It looks as though the U.S. Government just can’t catch a break when it comes to cybersecurity issues. If it isn’t China that’s breaching the Office of Personal Management (OPM), accessing the personnel files of 21.5 million people, then the U.S. has to keep an eye for hackers originating from Russia.
The latter is pegged as the source for the recent cyberattack on the Pentagon’s Joint Staff email system. If there’s any silver lining to today’s news, it’s that the email system contained “unclassified” information. The cyberattack, which occurred on July 25, affected around 4,000 military personnel that work for the Chairman of the Joint Chiefs. The email system has been offline since the breach was first detected, but is expected to come back online by Friday of this week.

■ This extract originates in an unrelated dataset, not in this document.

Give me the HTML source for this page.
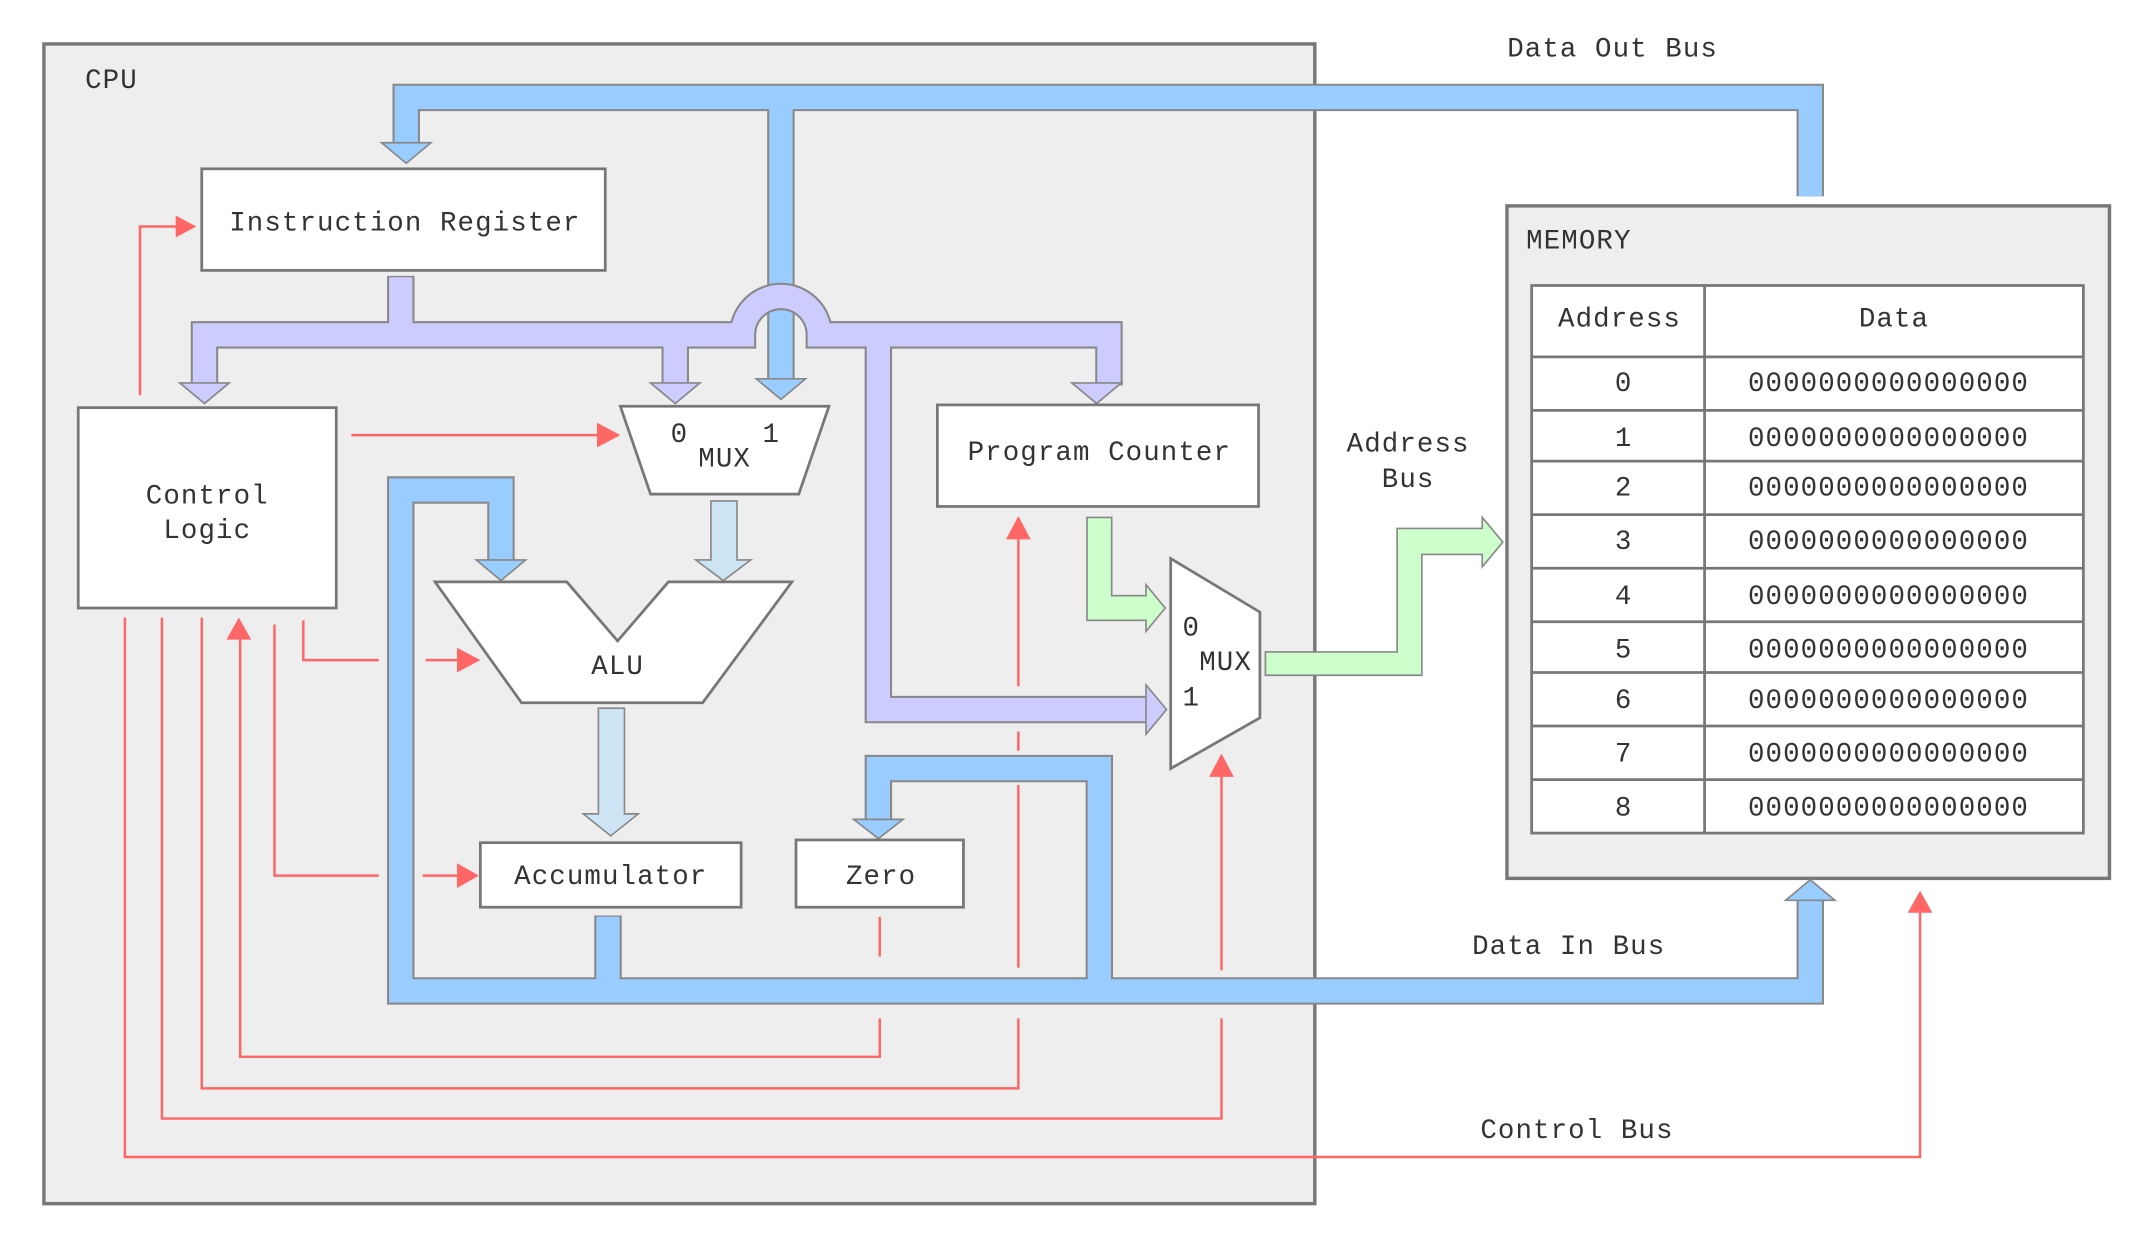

NBC News is reporting that the "sophisticated cyber intrusion” relied on an “automated system that rapidly gathered massive amounts of data and within a minute distributed all the information to thousands of accounts on the Internet” and that Russian hackers staged their attack through “encrypted accounts on social media.”
Government officials familiar with the breach added that "It was clearly the work of a state actor.” At this time, it is unclear whether hackers operating within Russia took it upon themselves to attack the unclassified email system or if the Russian government had a part in putting its fingers in the Pentagon’s back pocket.
We should stress that the Joint Staff classified email system was unaffected by this breach, but that should still be little comfort for top government officials as they try to grapple with mounting pressure to beef up defenses against increasingly sophisticated global hackers.